Why Your Security Team’s "Purple" Is Still Just Red and Blue — and How to Fix It
The 2 AM Reality Check
Imagine it’s 2 AM. A security analyst squints at a PDF, manually copying a hash into a SIEM query. Across the virtual hallway, a red teamer rewrites their exploit script by hand so the blue team can test detection. Meanwhile, a critical patch sits in a change-approval queue — a window that’s already longer than the attacker’s exploitation window. No one in this chain is incompetent. Every person is following protocol. The problem isn’t the people — it’s the system that keeps red and blue separate, even when they’re in the same room.

This is the reality many organizations call “purple teaming.” But if your purple team is merely red and blue talking in a meeting or exchanging artifacts, you don’t have a purple team — you have a color-coordinated mess. True purple teaming isn’t about proximity; it’s about integration, shared metrics, and a continuous feedback loop.
The Red-Blue Hangover
Traditional red and blue teams operate in silos. Red finds vulnerabilities; blue fixes them — eventually. But the gap between discovery and remediation is where breaches happen. The “purple” label often masks a lack of operational fusion. Red team outputs become PDFs that blue team has to decode manually. Blue team detection rules are built in isolation, without understanding the attacker’s TTPs. The result? A cycle of inefficiency that frustrates both sides and leaves gaps unclosed.
As one CISO noted, “We had a purple team that met weekly, but the only thing purple was the PowerPoint background.” The information stayed in separate heads — and separate tools. The system wasn’t designed for collaboration; it was designed for handoffs. Handoffs kill speed and accuracy.
What True Purple Teaming Looks Like
Effective purple teaming is a continuous, integrated practice, not a quarterly exercise. It requires three pillars:
- Shared objectives: Both teams work toward the same measurable goals — e.g., “detect and respond to attack path X within Y minutes.”
- Common tools and platforms: A unified repository for attack simulations, detection rules, and post-incident analysis. No more copy-pasting hashes from PDFs.
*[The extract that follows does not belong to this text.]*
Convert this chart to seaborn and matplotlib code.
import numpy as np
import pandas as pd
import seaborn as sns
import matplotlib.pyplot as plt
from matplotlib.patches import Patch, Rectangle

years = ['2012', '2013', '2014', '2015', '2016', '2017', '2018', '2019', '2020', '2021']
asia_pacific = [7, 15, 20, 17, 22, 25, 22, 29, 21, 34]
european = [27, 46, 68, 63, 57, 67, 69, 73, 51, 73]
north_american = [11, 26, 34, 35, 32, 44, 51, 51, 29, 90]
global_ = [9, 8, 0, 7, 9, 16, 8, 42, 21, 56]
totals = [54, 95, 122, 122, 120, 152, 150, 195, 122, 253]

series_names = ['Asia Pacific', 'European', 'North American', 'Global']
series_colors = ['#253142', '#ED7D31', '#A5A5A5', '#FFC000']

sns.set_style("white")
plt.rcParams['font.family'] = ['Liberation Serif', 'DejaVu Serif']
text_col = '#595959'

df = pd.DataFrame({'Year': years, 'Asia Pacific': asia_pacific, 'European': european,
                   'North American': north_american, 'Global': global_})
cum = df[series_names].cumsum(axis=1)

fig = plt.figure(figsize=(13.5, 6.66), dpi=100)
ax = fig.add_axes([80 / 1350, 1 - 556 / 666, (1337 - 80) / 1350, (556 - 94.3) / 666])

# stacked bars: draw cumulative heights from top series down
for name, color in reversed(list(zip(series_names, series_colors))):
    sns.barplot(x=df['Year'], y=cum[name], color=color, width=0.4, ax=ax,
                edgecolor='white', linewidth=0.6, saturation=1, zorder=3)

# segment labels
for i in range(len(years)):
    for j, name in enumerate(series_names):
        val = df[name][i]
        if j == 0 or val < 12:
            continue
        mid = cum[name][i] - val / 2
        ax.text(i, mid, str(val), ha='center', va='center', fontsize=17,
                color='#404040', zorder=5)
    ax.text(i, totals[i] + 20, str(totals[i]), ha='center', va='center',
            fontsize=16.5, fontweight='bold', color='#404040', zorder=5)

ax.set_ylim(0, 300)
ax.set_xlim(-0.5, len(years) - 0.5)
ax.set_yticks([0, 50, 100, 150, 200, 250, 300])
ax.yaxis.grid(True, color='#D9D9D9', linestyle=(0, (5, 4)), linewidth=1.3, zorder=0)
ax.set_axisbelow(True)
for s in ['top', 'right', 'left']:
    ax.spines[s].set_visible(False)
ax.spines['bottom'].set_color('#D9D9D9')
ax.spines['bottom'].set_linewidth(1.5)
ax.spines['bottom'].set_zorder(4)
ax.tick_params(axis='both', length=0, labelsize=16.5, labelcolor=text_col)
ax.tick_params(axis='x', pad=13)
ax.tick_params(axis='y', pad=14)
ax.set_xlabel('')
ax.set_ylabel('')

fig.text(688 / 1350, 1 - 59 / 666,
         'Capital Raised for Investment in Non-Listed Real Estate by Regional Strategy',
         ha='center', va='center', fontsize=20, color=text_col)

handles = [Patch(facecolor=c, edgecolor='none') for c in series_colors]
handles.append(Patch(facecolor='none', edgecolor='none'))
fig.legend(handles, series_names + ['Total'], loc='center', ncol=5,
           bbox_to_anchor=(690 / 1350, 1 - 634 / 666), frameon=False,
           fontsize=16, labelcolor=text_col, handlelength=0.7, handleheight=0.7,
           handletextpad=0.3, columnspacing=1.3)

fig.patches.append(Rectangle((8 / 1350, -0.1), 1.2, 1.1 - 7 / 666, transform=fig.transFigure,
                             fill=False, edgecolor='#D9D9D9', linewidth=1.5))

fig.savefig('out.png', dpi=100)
- Real-time feedback: Red team findings feed directly into blue team sensors, and blue team detection gaps immediately inform red team simulations. This loop should happen in hours, not weeks.
For example, instead of a red team writing a script in isolation, they demonstrate the attack live while blue team observes, tunes detections, and validates in the same environment. The output isn’t a report — it’s an improved detection posture.
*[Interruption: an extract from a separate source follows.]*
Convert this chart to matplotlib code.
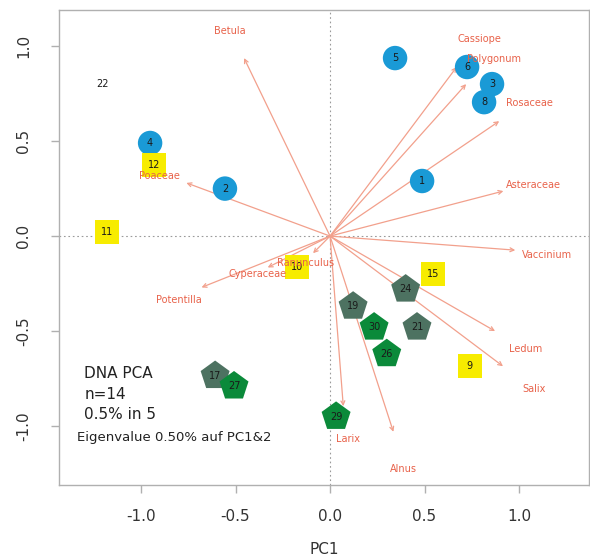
import matplotlib
matplotlib.use("Agg")
import matplotlib.pyplot as plt

# ---- data ----
blue_ids = ["5", "6", "3", "8", "1", "4", "2"]
blue_x = [0.344, 0.725, 0.857, 0.815, 0.487, -0.952, -0.556]
blue_y = [0.937, 0.890, 0.800, 0.705, 0.290, 0.490, 0.250]

yellow_ids = ["12", "11", "10", "15", "9"]
yellow_x = [-0.93, -1.18, -0.175, 0.545, 0.74]
yellow_y = [0.375, 0.02, -0.165, -0.20, -0.685]

gray_ids = ["24", "19", "21", "17"]
gray_x = [0.40, 0.122, 0.46, -0.608]
gray_y = [-0.28, -0.37, -0.48, -0.735]

green_ids = ["30", "26", "29", "27"]
green_x = [0.233, 0.30, 0.032, -0.508]
green_y = [-0.48, -0.62, -0.95, -0.79]

plain_ids = ["22"]
plain_x = [-1.206]
plain_y = [0.80]

species = ["Betula", "Poaceae", "Cassiope", "Polygonum", "Rosaceae", "Asteraceae",
           "Vaccinium", "Ledum", "Salix", "Larix", "Alnus", "Potentilla",
           "Cyperaceae", "Ranunculus"]
arrow_x = [-0.455, -0.76, 0.67, 0.72, 0.895, 0.917, 0.98, 0.873, 0.915, 0.07, 0.335, -0.68, -0.33, -0.09]
arrow_y = [0.937, 0.28, 0.89, 0.80, 0.605, 0.237, -0.074, -0.50, -0.685, -0.895, -1.03, -0.27, -0.165, -0.09]
label_x = [-0.53, -0.905, 0.79, 0.865, 1.055, 1.075, 1.15, 1.035, 1.08, 0.095, 0.39, -0.80, -0.385, -0.13]
label_y = [1.08, 0.315, 1.04, 0.93, 0.70, 0.268, -0.10, -0.595, -0.805, -1.07, -1.225, -0.335, -0.20, -0.14]

x_ticks = [-1.0, -0.5, 0.0, 0.5, 1.0]
y_ticks = [-1.0, -0.5, 0.0, 0.5, 1.0]

info_lines = ["DNA PCA", "n=14", "0.5% in 5"]
eigen_text = "Eigenvalue 0.50% auf PC1&2"

# ---- figure ----
fig = plt.figure(figsize=(5.9, 5.58), dpi=100)
W, H = 590, 558
left, right, top, bottom = 59, 589, 10, 485
ax = fig.add_axes([left / W, 1 - bottom / H, (right - left) / W, (bottom - top) / H])
ax.set_xlim(-1.434, 1.370)
ax.set_ylim(-1.31, 1.19)

frame_col = "#b0b0b0"
for s in ax.spines.values():
    s.set_color(frame_col)
    s.set_linewidth(1.0)

ax.axhline(0, color="#9a9a9a", lw=0.8, ls=(0, (1.5, 2.5)), zorder=1)
ax.axvline(0, color="#9a9a9a", lw=0.8, ls=(0, (1.5, 2.5)), zorder=1)

arrow_col = "#f2a08c"
label_col = "#e8624a"
for name, ax_, ay_, lx, ly in zip(species, arrow_x, arrow_y, label_x, label_y):
    ax.annotate("", xy=(ax_, ay_), xytext=(0, 0),
                arrowprops=dict(arrowstyle="->", color=arrow_col, lw=0.9,
                                shrinkA=0, shrinkB=0, mutation_scale=7),
                zorder=2)
    ax.text(lx, ly, name, color=label_col, fontsize=7, ha="center", va="center", zorder=6)

ax.scatter(blue_x, blue_y, s=310, marker="o", color="#1a9ad6", edgecolors="none", zorder=4)
ax.scatter(yellow_x, yellow_y, s=300, marker="s", color="#f7ec00", edgecolors="none", zorder=4)
ax.scatter(gray_x, gray_y, s=480, marker="p", color="#4d7261", edgecolors="none", zorder=4)
ax.scatter(green_x, green_y, s=480, marker="p", color="#0b8a3a", edgecolors="none", zorder=4)

for ids, xs, ys in [(blue_ids, blue_x, blue_y), (yellow_ids, yellow_x, yellow_y),
                    (gray_ids, gray_x, gray_y), (green_ids, green_x, green_y),
                    (plain_ids, plain_x, plain_y)]:
    for t, x, y in zip(ids, xs, ys):
        ax.text(x, y, t, fontsize=7, color="#1a1a1a", ha="center", va="center", zorder=5)

ax.set_xticks(x_ticks)
ax.set_yticks(y_ticks)
ax.set_xticklabels([f"{v:.1f}" for v in x_ticks])
ax.set_yticklabels([f"{v:.1f}" for v in y_ticks], rotation=90, va="center")
ax.tick_params(axis="both", colors=frame_col, labelcolor="#333333", labelsize=11,
               length=6, width=1.0)
ax.tick_params(axis="x", pad=11)
ax.tick_params(axis="y", pad=14)
ax.set_xlabel("PC1", fontsize=11, color="#333333", labelpad=13)

for i, line in enumerate(info_lines):
    ax.text(-1.30, -0.725 - i * 0.108, line, fontsize=11, color="#222222",
            ha="left", va="center")
ax.text(-1.34, -1.06, eigen_text, fontsize=9.5, color="#222222", ha="left", va="center")

fig.savefig("out.png", dpi=100)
From Handoffs to Handshakes
Transitioning from handoffs to handshakes requires restructuring workflows. Key steps include:
- Integrated toolchain: Adopt a purple team platform that lets red and blue collaborate in real-time (e.g., attack simulation tools with detection validation).
- Joint metrics: Measure mean time to detection (MTTD) and mean time to response (MTTR) for specific attack scenarios, with both teams accountable.
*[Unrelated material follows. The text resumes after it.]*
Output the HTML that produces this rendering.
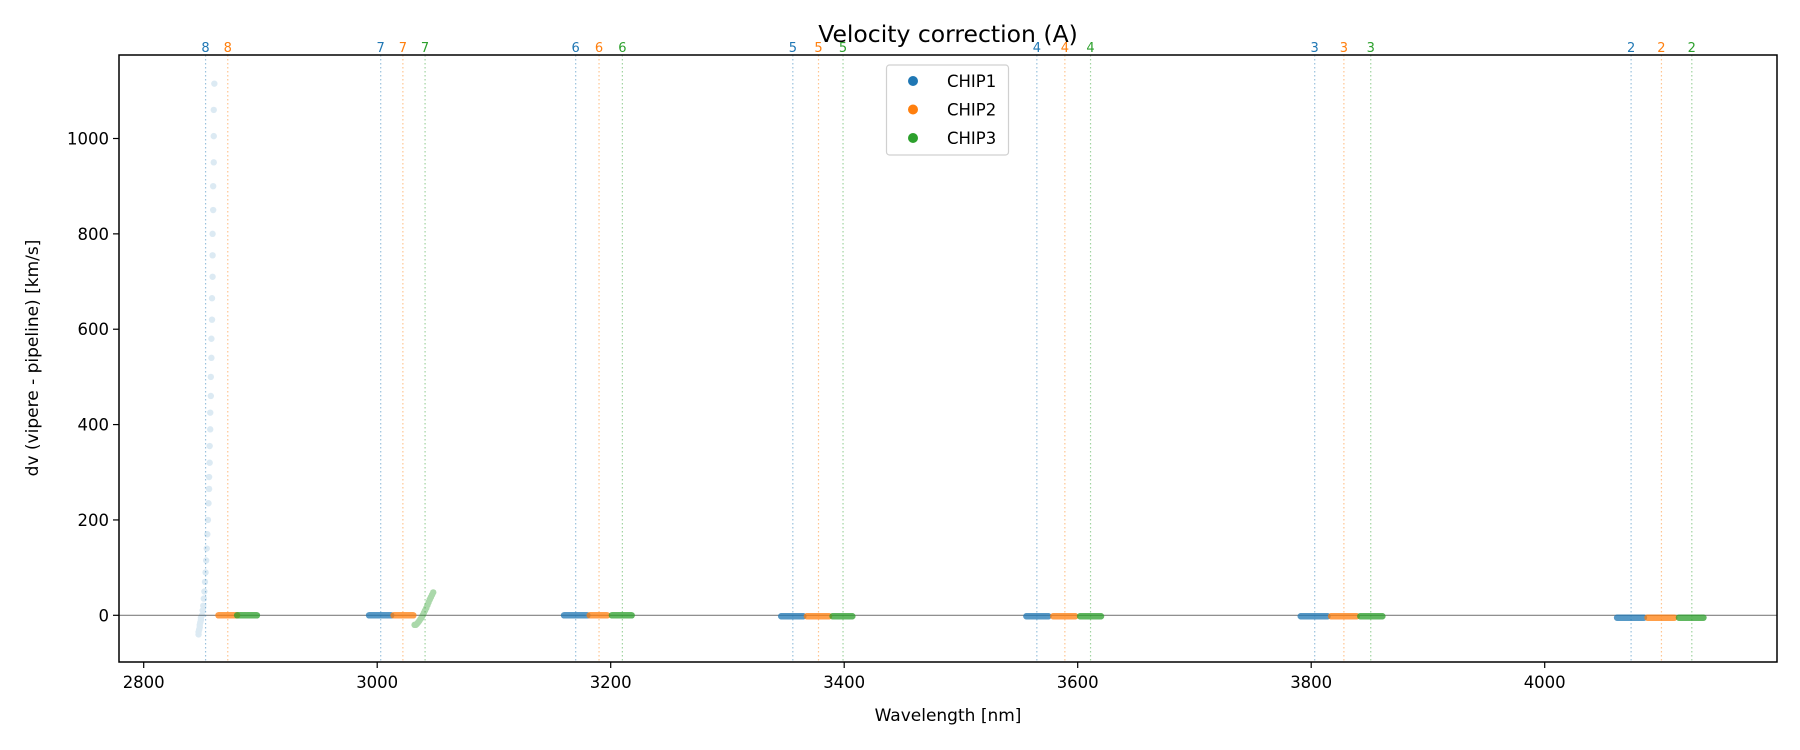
<!DOCTYPE html>
<html><head><meta charset="utf-8"><style>
body{margin:0;background:#fff;}
svg{display:block;font-family:"DejaVu Sans","Liberation Sans",sans-serif;}
</style></head><body>
<svg id="chart" width="1800" height="750" viewBox="0 0 1800 750">
<rect x="0" y="0" width="1800" height="750" fill="#fff"/>
<text x="948" y="42" text-anchor="middle" font-size="23.5" fill="#000">Velocity correction (A)</text>
<g id="plot"></g>
<text x="948" y="721" text-anchor="middle" font-size="17">Wavelength [nm]</text>
<text transform="translate(38,358) rotate(-90)" text-anchor="middle" font-size="17">dv (vipere - pipeline) [km/s]</text>
</svg>
<script>
const colors = ["#1f77b4","#ff7f0e","#2ca02c"];
const orderNums = [8,7,6,5,4,3,2];
const lineChip1 = [2853,3003,3170,3356,3565,3803,4074];
const lineChip2 = [2872,3022,3190,3378,3589,3828,4100];
const lineChip3 = [null,3041,3210,3399,3611,3851,4126];
const segChip = [1,2, 0,1, 0,1,2, 0,1,2, 0,1,2, 0,1,2, 0,1,2];
const segStart = [2864,2880, 2993,3014, 3160,3182,3201, 3346,3368,3390, 3556,3579,3602, 3791,3817,3842, 4062,4088,4115];
const segEnd   = [2880,2897, 3012,3031, 3180,3197,3218, 3365,3387,3407, 3575,3598,3620, 3814,3839,3861, 4085,4111,4136];
const segValue = [0,0, 0,0, 0,0,0, -2,-2,-2, -2,-2,-2, -2,-2,-2, -5,-5,-5];
const o8Wl = [2847,2847,2847.5,2848,2848,2848.5,2849,2849,2850,2850.5,2851,2851.5,2852,2852.5,2853,2853.5,2854,2854.5,2855,2855.5,2856,2856,2856.5,2856.5,2857,2857,2857.5,2857.5,2858,2858,2858.5,2858.5,2859,2859,2859,2859.5,2859.5,2860,2860,2860,2860.5];
const o8Dv = [-40,-35,-30,-25,-20,-15,-10,-5,0,10,20,35,50,70,90,115,140,170,200,235,265,290,320,355,390,425,460,500,540,580,620,665,710,755,800,850,900,950,1005,1060,1115];
const o7Wl = [3032,3033,3034,3035,3036,3037,3038,3039,3040,3041,3042,3043,3044,3045,3046,3047,3048];
const o7Dv = [-20,-20,-18,-15,-12,-8,-5,0,5,10,15,21,27,33,38,43,48];
const xTicks = [2800,3000,3200,3400,3600,3800,4000];
const yTicks = [0,200,400,600,800,1000];
const legendLabels = ["CHIP1","CHIP2","CHIP3"];

const L=119,R=1777,T=55,B=662;
const X=w=>143.7+(w-2800)*1.1675;
const Y=v=>615.3-(v)*0.4768;
const NS="http://www.w3.org/2000/svg";
const g=document.getElementById('plot');
function mk(tag,attrs,parent){const e=document.createElementNS(NS,tag);for(const k in attrs)e.setAttribute(k,attrs[k]);(parent||g).appendChild(e);return e;}

let zl=mk('line',{x1:L,x2:R,y1:Y(0),y2:Y(0),stroke:'#808080','stroke-width':1.2});



[lineChip1,lineChip2,lineChip3].forEach((arr,c)=>{
  arr.forEach((w,i)=>{
    if(w===null)return;
    const ln=mk('line',{x1:X(w),x2:X(w),y1:T,y2:B,stroke:colors[c],'stroke-width':1.2,'stroke-dasharray':'1.5,2.5',opacity:0.45});
    
    
    const t=mk('text',{x:X(w),y:52,'text-anchor':'middle','font-size':13,fill:colors[c]});
    t.textContent=orderNums[i];
    
    
  });
});

segStart.forEach((s,i)=>{
  const c=segChip[i];
  const grp=mk('g',{fill:colors[c],opacity:0.75});
  
  
  for(let w=s;w<=segEnd[i];w+=0.5){
    mk('circle',{cx:X(w),cy:Y(segValue[i]),r:3.2},grp);
  }
});
const g8=mk('g',{fill:colors[0],opacity:0.15});


o8Wl.forEach((w,i)=>mk('circle',{cx:X(w),cy:Y(o8Dv[i]),r:3.2},g8));
const g7=mk('g',{fill:colors[2],opacity:0.4});


o7Wl.forEach((w,i)=>mk('circle',{cx:X(w),cy:Y(o7Dv[i]),r:3.2},g7));

const fr=mk('rect',{x:L,y:T,width:R-L,height:B-T,fill:'none',stroke:'#000','stroke-width':1.5});


xTicks.forEach(v=>{
  mk('line',{x1:X(v),x2:X(v),y1:B,y2:B+6,stroke:'#000','stroke-width':1.2});
  const t=mk('text',{x:X(v),y:B+26,'text-anchor':'middle','font-size':16.5});
  t.textContent=v;
  
  
});
yTicks.forEach(v=>{
  mk('line',{x1:L-6,x2:L,y1:Y(v),y2:Y(v),stroke:'#000','stroke-width':1.2});
  const t=mk('text',{x:L-10,y:Y(v)+6,'text-anchor':'end','font-size':16.5});
  t.textContent=v;
  
  
});
const lg=mk('g',{});


mk('rect',{x:886.5,y:65,width:122,height:90,rx:3,fill:'#fff',stroke:'#ccc','stroke-width':1.2,opacity:0.9},lg);
legendLabels.forEach((lab,i)=>{
  const y=81+i*28.5;
  mk('circle',{cx:913,cy:y,r:5,fill:colors[i]},lg);
  const t=mk('text',{x:947,y:y+6,'font-size':16.5},lg);
  t.textContent=lab;
  
  
});
</script>
</body></html>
- Embedded analysts: Blue teamers attend red team planning; red teamers review blue team dashboards. This cross-pollination breaks down cognitive silos.
- Automated feedback: Use APIs to push red team findings directly into blue team SIEM rules, and vice versa. Learn more about automation benefits below.
The Patch Problem
The original scenario highlighted a patch waiting on an approval window longer than the exploitation window. This isn’t just a process issue — it’s a symptom of red-blue disconnect. Purple teaming forces both sides to prioritize risks together. If a vulnerability is exploitable, the purple team should have the authority to bypass normal change windows. This requires organizational trust in the purple team’s judgment.

Automation: The Purple Catalyst
Automation is the glue that binds red and blue. But it must be bidirectional. Consider:
- Automatically translating red team attack scripts into detection rules (e.g., Sigma rules) that blue team can immediately test.
- Using SOAR playbooks that trigger purple team workflows when a red team scenario detects a gap.
- Building a shared knowledge base of TTPs, with both teams contributing tags and countermeasures.
Without automation, purple teaming remains manual and episodic. With it, the cycle time from discovery to detection drops from days to minutes.
The Cultural Shift
Finally, purple teaming is a culture shift as much as a technical one. Move from “us vs. them” to “us vs. the adversary.” Encourage red teamers to help blue teamers tune alerts, and blue teamers to share context with red teamers. Celebrate joint successes — like a new detection that caught a simulated attack — rather than individual achievements.
If your purple team still feels like red and blue in the same room, it’s time to ask: Are you facilitating cooperation, or just coexistence? The answer will determine whether you’re truly purple — or just a colorscheme.